Dataset extract start

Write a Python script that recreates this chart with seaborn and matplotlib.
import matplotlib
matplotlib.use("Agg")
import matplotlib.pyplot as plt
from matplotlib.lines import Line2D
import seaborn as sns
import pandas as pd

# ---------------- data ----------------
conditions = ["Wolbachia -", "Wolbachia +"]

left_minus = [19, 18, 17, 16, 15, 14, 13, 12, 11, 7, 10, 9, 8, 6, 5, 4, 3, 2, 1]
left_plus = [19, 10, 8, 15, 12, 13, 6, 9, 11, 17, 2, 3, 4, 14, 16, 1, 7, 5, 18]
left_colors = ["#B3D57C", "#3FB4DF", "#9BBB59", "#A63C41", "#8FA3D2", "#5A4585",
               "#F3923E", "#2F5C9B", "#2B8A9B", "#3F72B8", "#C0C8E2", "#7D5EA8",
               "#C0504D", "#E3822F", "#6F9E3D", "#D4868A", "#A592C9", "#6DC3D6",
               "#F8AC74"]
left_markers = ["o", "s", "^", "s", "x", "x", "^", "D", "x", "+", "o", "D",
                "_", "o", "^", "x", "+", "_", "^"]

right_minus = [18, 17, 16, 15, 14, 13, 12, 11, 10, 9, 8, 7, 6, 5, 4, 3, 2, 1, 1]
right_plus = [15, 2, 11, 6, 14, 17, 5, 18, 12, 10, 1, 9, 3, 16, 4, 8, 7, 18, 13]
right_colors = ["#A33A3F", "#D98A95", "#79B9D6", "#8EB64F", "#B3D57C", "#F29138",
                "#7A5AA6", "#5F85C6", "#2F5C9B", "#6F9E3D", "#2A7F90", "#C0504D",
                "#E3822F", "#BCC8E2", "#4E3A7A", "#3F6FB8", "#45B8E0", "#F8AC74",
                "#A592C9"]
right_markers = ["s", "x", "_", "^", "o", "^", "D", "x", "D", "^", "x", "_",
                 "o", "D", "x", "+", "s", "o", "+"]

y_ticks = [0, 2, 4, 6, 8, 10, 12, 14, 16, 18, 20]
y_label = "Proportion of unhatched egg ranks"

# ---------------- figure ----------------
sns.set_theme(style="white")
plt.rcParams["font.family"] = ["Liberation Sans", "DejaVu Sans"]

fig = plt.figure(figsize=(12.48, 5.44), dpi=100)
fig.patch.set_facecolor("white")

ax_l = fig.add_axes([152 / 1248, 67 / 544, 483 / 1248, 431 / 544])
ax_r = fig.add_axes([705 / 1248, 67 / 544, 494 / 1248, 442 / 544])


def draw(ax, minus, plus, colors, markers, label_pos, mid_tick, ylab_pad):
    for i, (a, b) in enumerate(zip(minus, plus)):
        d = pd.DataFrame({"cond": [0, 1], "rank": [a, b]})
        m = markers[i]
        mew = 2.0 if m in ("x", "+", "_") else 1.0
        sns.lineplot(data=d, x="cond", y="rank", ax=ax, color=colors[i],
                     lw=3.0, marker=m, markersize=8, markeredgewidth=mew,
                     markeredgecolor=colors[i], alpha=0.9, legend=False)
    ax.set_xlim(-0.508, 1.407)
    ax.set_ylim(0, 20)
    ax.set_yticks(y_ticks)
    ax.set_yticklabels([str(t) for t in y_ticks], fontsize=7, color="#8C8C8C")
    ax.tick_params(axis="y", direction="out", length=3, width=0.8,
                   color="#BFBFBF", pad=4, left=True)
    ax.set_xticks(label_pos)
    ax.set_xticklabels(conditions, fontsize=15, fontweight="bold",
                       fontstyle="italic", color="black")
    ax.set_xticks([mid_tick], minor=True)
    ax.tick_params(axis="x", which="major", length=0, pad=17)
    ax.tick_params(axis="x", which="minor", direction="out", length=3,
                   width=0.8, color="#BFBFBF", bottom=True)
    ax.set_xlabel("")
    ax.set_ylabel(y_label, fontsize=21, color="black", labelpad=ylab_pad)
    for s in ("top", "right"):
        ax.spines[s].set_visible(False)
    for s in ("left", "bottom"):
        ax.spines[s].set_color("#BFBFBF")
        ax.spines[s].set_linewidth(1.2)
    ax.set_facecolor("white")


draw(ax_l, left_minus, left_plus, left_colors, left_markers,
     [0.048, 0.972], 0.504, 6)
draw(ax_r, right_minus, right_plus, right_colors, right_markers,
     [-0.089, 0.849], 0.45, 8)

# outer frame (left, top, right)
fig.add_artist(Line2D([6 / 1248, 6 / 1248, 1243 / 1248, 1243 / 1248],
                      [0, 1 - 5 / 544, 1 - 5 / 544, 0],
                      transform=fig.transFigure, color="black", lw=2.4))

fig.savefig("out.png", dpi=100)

Dataset extract end

Exercise:
Take the lines above and retype all of them exactly.

Exercise output:
Write a Python script that recreates this chart with seaborn and matplotlib.
import matplotlib
matplotlib.use("Agg")
import matplotlib.pyplot as plt
from matplotlib.lines import Line2D
import seaborn as sns
import pandas as pd

# ---------------- data ----------------
conditions = ["Wolbachia -", "Wolbachia +"]

left_minus = [19, 18, 17, 16, 15, 14, 13, 12, 11, 7, 10, 9, 8, 6, 5, 4, 3, 2, 1]
left_plus = [19, 10, 8, 15, 12, 13, 6, 9, 11, 17, 2, 3, 4, 14, 16, 1, 7, 5, 18]
left_colors = ["#B3D57C", "#3FB4DF", "#9BBB59", "#A63C41", "#8FA3D2", "#5A4585",
               "#F3923E", "#2F5C9B", "#2B8A9B", "#3F72B8", "#C0C8E2", "#7D5EA8",
               "#C0504D", "#E3822F", "#6F9E3D", "#D4868A", "#A592C9", "#6DC3D6",
               "#F8AC74"]
left_markers = ["o", "s", "^", "s", "x", "x", "^", "D", "x", "+", "o", "D",
                "_", "o", "^", "x", "+", "_", "^"]

right_minus = [18, 17, 16, 15, 14, 13, 12, 11, 10, 9, 8, 7, 6, 5, 4, 3, 2, 1, 1]
right_plus = [15, 2, 11, 6, 14, 17, 5, 18, 12, 10, 1, 9, 3, 16, 4, 8, 7, 18, 13]
right_colors = ["#A33A3F", "#D98A95", "#79B9D6", "#8EB64F", "#B3D57C", "#F29138",
                "#7A5AA6", "#5F85C6", "#2F5C9B", "#6F9E3D", "#2A7F90", "#C0504D",
                "#E3822F", "#BCC8E2", "#4E3A7A", "#3F6FB8", "#45B8E0", "#F8AC74",
                "#A592C9"]
right_markers = ["s", "x", "_", "^", "o", "^", "D", "x", "D", "^", "x", "_",
                 "o", "D", "x", "+", "s", "o", "+"]

y_ticks = [0, 2, 4, 6, 8, 10, 12, 14, 16, 18, 20]
y_label = "Proportion of unhatched egg ranks"

# ---------------- figure ----------------
sns.set_theme(style="white")
plt.rcParams["font.family"] = ["Liberation Sans", "DejaVu Sans"]

fig = plt.figure(figsize=(12.48, 5.44), dpi=100)
fig.patch.set_facecolor("white")

ax_l = fig.add_axes([152 / 1248, 67 / 544, 483 / 1248, 431 / 544])
ax_r = fig.add_axes([705 / 1248, 67 / 544, 494 / 1248, 442 / 544])


def draw(ax, minus, plus, colors, markers, label_pos, mid_tick, ylab_pad):
    for i, (a, b) in enumerate(zip(minus, plus)):
        d = pd.DataFrame({"cond": [0, 1], "rank": [a, b]})
        m = markers[i]
        mew = 2.0 if m in ("x", "+", "_") else 1.0
        sns.lineplot(data=d, x="cond", y="rank", ax=ax, color=colors[i],
                     lw=3.0, marker=m, markersize=8, markeredgewidth=mew,
                     markeredgecolor=colors[i], alpha=0.9, legend=False)
    ax.set_xlim(-0.508, 1.407)
    ax.set_ylim(0, 20)
    ax.set_yticks(y_ticks)
    ax.set_yticklabels([str(t) for t in y_ticks], fontsize=7, color="#8C8C8C")
    ax.tick_params(axis="y", direction="out", length=3, width=0.8,
                   color="#BFBFBF", pad=4, left=True)
    ax.set_xticks(label_pos)
    ax.set_xticklabels(conditions, fontsize=15, fontweight="bold",
                       fontstyle="italic", color="black")
    ax.set_xticks([mid_tick], minor=True)
    ax.tick_params(axis="x", which="major", length=0, pad=17)
    ax.tick_params(axis="x", which="minor", direction="out", length=3,
                   width=0.8, color="#BFBFBF", bottom=True)
    ax.set_xlabel("")
    ax.set_ylabel(y_label, fontsize=21, color="black", labelpad=ylab_pad)
    for s in ("top", "right"):
        ax.spines[s].set_visible(False)
    for s in ("left", "bottom"):
        ax.spines[s].set_color("#BFBFBF")
        ax.spines[s].set_linewidth(1.2)
    ax.set_facecolor("white")


draw(ax_l, left_minus, left_plus, left_colors, left_markers,
     [0.048, 0.972], 0.504, 6)
draw(ax_r, right_minus, right_plus, right_colors, right_markers,
     [-0.089, 0.849], 0.45, 8)

# outer frame (left, top, right)
fig.add_artist(Line2D([6 / 1248, 6 / 1248, 1243 / 1248, 1243 / 1248],
                      [0, 1 - 5 / 544, 1 - 5 / 544, 0],
                      transform=fig.transFigure, color="black", lw=2.4))

fig.savefig("out.png", dpi=100)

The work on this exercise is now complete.